But experience tells us that it's not always easy to help. Individuals' good intentions go awry. Government programs sometimes produce unintended consequences that make things worse for the intended beneficiaries.
Consider what could be called the three H's: health care, housing and higher education.
Over the last generation and more, government has stepped in to help ordinary individuals and those with special problems on all three issues. The results have been, well, not as good as intended.
Take health care. Just about every health care expert from right to left believes that government's first real foray into the field has been counterproductive.
That was the decision, made during World War II, when defense contractors were looking desperately for workers but were barred from raising wages, that the cost of health insurance policies would be deductible for employers and not taxable to employees.

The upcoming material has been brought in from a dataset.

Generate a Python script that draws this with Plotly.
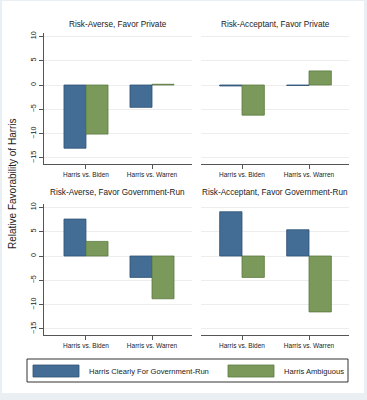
import plotly.graph_objects as go

categories = ["Harris vs. Biden", "Harris vs. Warren"]
panel_titles = [
    "Risk-Averse, Favor Private",
    "Risk-Acceptant, Favor Private",
    "Risk-Averse, Favor Government-Run",
    "Risk-Acceptant, Favor Government-Run",
]
series_names = ["Harris Clearly For Government-Run", "Harris Ambiguous"]
clear_vals = [[-13.0, -4.6], [-0.2, -0.1], [7.6, -4.4], [9.1, 5.4]]
ambig_vals = [[-10.1, 0.15], [-6.2, 2.9], [3.0, -8.8], [-4.4, -11.5]]
y_ticks = [-15, -10, -5, 0, 5, 10]
y_title = "Relative Favorability of Harris"

W, H = 367, 400
BLUE, BLUE_LINE = "#436d94", "#2e5275"
GREEN, GREEN_LINE = "#7a995a", "#5b7a40"
FONT = "Liberation Sans, Arial, sans-serif"
TXT = "#222222"

def px(x):
    return x / W

def py(y):
    return 1 - y / H

# domains (pixel based)
xdoms = [(44, 192), (201, 349)]
ydoms = [(32.5, 164), (203.5, 335)]
xranges = [(-0.636, 1.606), (-0.612, 1.597)]
yrange = [-16.25, 10.8]

fig = go.Figure()
for i in range(4):
    r, c = divmod(i, 2)
    ax = "" if i == 0 else str(i + 1)
    fig.add_trace(go.Bar(x=categories, y=clear_vals[i], name=series_names[0],
                         marker=dict(color=BLUE, line=dict(color=BLUE_LINE, width=0.8)),
                         xaxis="x" + ax, yaxis="y" + ax, showlegend=False, offsetgroup="a"))
    fig.add_trace(go.Bar(x=categories, y=ambig_vals[i], name=series_names[1],
                         marker=dict(color=GREEN, line=dict(color=GREEN_LINE, width=0.8)),
                         xaxis="x" + ax, yaxis="y" + ax, showlegend=False, offsetgroup="b"))
    x0, x1 = xdoms[c]
    y0, y1 = ydoms[r]
    fig.layout["xaxis" + ax] = dict(
        domain=[px(x0), px(x1)], range=list(xranges[c]), type="category",
        anchor="y" + ax, showline=True, linecolor="#555555", linewidth=1,
        ticks="outside", ticklen=4, tickcolor="#555555", showgrid=False,
        tickfont=dict(size=6.5, family=FONT, color=TXT), zeroline=False,
        fixedrange=True,
    )
    fig.layout["yaxis" + ax] = dict(
        domain=[py(y1), py(y0)], range=yrange, anchor="x" + ax,
        tickvals=y_ticks, showgrid=True, gridcolor="#ededed", gridwidth=1,
        zeroline=False, showline=(c == 0), linecolor="#555555", linewidth=1,
        ticks="outside" if c == 0 else "", ticklen=4, tickcolor="#555555",
        showticklabels=(c == 0), tickangle=-90,
        tickfont=dict(size=7.2, family=FONT, color=TXT),
        fixedrange=True,
    )
    fig.add_annotation(text=panel_titles[i], xref="paper", yref="paper",
                       x=px((x0 + x1) / 2), y=py(24 if r == 0 else 193),
                       showarrow=False, font=dict(size=8.2, family=FONT, color=TXT),
                       xanchor="center", yanchor="middle")

# white graph region over light-blue outer frame
shapes = [dict(type="rect", xref="paper", yref="paper", x0=px(2), x1=px(364),
               y0=py(393), y1=py(1), fillcolor="white", line=dict(width=0), layer="below")]
# legend box
shapes.append(dict(type="rect", xref="paper", yref="paper", x0=px(27), x1=px(348),
                   y0=py(382), y1=py(359), fillcolor="white",
                   line=dict(color="#333333", width=1)))
shapes.append(dict(type="rect", xref="paper", yref="paper", x0=px(33), x1=px(79),
                   y0=py(377), y1=py(365), fillcolor=BLUE, line=dict(color=BLUE_LINE, width=0.8)))
shapes.append(dict(type="rect", xref="paper", yref="paper", x0=px(228), x1=px(274),
                   y0=py(377), y1=py(365), fillcolor=GREEN, line=dict(color=GREEN_LINE, width=0.8)))
fig.add_annotation(text=series_names[0], xref="paper", yref="paper", x=px(87), y=py(371),
                   xanchor="left", yanchor="middle", showarrow=False,
                   font=dict(size=7.6, family=FONT, color=TXT))
fig.add_annotation(text=series_names[1], xref="paper", yref="paper", x=px(282), y=py(371),
                   xanchor="left", yanchor="middle", showarrow=False,
                   font=dict(size=7.6, family=FONT, color=TXT))
fig.add_annotation(text=y_title, xref="paper", yref="paper", x=px(12), y=py(184),
                   textangle=-90, xanchor="center", yanchor="middle", showarrow=False,
                   font=dict(size=10, family=FONT, color=TXT))

fig.update_layout(
    width=W, height=H, margin=dict(l=0, r=0, t=0, b=0),
    paper_bgcolor="#e9eff3", plot_bgcolor="rgba(0,0,0,0)",
    barmode="group", bargap=0.333, bargroupgap=0,
    shapes=shapes, showlegend=False, hovermode=False,
)
fig.write_html("out.html", config={"displayModeBar": False},
               post_script="document.body.style.margin='0';document.body.style.overflow='hidden';")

Seven decades later, that's still the law. People whose employers provide health insurance effectively pay less for it than people whose employers don't.

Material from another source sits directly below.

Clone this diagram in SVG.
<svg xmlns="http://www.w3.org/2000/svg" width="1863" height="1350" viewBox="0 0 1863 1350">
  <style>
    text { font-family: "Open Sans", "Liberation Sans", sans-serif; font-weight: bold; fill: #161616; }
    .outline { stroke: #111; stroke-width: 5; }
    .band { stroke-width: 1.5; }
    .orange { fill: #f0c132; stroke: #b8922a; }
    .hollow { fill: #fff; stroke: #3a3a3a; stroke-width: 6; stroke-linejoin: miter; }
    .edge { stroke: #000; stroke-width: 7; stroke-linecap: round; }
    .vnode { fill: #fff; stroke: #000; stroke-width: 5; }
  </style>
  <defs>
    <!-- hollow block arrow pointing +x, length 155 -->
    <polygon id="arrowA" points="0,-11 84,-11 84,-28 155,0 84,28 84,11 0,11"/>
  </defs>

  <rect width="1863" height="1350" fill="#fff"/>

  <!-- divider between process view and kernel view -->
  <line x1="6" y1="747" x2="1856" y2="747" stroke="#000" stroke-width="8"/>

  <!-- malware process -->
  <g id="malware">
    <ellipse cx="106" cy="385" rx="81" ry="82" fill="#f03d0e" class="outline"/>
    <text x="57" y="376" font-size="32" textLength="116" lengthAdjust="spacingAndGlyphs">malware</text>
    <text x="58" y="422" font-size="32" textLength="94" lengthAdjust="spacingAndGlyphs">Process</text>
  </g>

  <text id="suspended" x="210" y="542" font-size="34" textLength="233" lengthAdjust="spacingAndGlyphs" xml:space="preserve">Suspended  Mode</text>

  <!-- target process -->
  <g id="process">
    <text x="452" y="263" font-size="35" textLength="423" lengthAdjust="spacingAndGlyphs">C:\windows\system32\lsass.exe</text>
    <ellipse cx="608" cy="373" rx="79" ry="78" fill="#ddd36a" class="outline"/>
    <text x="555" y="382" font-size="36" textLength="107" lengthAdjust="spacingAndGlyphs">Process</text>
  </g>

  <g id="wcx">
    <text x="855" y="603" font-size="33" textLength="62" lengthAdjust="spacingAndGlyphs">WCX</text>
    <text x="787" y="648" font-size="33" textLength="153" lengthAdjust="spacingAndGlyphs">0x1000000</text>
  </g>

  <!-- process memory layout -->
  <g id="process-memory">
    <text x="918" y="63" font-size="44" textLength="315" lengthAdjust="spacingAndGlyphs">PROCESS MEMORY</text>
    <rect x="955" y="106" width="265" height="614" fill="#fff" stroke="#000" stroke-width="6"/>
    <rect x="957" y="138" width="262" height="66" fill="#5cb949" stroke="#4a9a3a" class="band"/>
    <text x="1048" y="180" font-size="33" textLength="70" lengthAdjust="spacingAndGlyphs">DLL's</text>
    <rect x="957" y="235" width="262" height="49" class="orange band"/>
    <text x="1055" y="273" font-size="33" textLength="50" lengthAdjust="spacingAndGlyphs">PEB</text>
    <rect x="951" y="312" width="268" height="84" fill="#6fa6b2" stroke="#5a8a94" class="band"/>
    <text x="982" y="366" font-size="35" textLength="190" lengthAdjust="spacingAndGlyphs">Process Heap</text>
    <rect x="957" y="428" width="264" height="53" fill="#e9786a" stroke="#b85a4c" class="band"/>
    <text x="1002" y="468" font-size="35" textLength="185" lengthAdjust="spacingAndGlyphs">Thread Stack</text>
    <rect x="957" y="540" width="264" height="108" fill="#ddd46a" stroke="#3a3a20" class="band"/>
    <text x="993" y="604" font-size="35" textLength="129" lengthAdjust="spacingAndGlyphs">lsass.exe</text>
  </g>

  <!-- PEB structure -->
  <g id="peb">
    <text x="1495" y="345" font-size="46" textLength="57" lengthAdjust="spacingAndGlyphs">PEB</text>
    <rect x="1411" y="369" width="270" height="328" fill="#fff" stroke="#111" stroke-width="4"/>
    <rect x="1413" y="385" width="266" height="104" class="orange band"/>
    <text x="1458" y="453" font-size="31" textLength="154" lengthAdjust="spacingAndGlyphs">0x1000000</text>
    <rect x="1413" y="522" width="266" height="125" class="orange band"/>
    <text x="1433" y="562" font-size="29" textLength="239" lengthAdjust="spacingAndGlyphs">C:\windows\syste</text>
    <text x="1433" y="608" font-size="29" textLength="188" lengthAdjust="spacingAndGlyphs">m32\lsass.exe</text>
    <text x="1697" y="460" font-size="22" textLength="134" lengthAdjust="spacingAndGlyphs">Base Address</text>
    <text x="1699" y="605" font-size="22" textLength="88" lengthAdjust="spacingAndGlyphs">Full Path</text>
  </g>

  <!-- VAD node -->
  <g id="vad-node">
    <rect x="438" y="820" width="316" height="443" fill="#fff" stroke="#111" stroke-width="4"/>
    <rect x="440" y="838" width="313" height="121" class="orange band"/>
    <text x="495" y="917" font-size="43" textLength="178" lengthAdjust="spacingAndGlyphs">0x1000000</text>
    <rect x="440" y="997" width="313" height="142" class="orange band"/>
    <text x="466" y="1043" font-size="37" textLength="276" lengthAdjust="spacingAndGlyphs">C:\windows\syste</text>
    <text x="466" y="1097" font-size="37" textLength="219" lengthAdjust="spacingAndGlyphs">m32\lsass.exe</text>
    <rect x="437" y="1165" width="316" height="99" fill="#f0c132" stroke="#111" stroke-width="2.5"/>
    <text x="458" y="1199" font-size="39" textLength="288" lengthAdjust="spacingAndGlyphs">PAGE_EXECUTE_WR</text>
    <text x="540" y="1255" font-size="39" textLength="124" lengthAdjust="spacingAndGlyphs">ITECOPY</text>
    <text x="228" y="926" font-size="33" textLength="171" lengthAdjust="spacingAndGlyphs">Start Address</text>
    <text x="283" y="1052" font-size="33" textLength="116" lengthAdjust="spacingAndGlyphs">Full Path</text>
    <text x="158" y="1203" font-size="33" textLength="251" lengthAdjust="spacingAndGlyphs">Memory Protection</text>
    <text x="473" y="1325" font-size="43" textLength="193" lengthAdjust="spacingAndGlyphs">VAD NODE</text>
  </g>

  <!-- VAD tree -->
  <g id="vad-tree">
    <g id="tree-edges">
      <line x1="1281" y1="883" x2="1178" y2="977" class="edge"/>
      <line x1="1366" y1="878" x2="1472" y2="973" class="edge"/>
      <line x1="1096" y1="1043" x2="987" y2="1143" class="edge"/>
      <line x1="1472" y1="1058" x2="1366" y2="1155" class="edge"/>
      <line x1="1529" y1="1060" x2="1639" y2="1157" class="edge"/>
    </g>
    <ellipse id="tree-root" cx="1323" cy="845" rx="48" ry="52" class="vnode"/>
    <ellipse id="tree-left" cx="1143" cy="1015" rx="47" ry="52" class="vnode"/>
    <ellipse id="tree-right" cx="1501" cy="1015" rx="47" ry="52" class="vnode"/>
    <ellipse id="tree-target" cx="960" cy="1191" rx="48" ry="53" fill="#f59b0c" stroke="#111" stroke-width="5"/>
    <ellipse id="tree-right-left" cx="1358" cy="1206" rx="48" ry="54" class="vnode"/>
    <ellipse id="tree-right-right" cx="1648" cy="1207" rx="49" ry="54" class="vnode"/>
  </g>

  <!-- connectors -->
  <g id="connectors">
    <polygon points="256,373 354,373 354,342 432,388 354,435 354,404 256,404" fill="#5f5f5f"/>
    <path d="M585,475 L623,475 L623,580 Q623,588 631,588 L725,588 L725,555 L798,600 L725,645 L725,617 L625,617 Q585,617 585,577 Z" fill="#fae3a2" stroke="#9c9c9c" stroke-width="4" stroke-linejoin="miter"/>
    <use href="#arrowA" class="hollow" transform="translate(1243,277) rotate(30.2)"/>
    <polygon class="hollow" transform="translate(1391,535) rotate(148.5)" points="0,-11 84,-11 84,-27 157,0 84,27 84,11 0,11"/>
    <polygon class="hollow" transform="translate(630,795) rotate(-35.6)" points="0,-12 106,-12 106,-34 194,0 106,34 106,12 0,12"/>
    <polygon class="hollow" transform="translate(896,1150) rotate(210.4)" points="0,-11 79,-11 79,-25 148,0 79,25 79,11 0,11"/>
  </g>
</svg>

And those with employer-provided health insurance tend to be insulated from knowledge of the costs of treatment. That's one of the things pushing health care costs up more rapidly than inflation.
In contrast, prices of health care procedures not covered by insurance -- Lasik eye surgery, cosmetic surgery -- have been falling because of technological advance and free-market competition.

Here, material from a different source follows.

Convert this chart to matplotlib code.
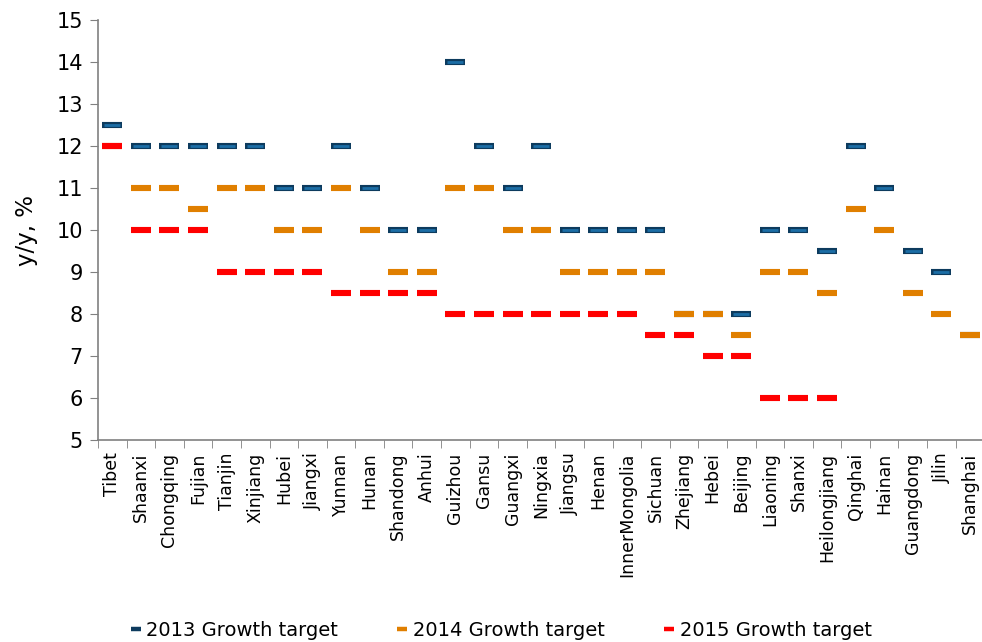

Government's efforts to help people -- military contractors and their employees -- created a mess.
Then there's housing. For more than two decades, government policies have tried to make it easier for modest-income people, especially racial minorities, to get mortgages to buy houses. Both the Clinton and Bush administrations pushed this hard.
They were aided and abetted by the government-sponsored entities Fannie Mae and Freddie Mac, whose willingness to buy up such mortgages and sell them to investors pushed literally trillions of dollars into the housing market.
But this housing bubble burst when prices unexpectedly dropped and Fannie's and Freddie's mortgage-backed securities suddenly became unsaleable. This was the proximate cause of the financial crisis of 2008 that sent the economy into recession and created the new normal of slow growth.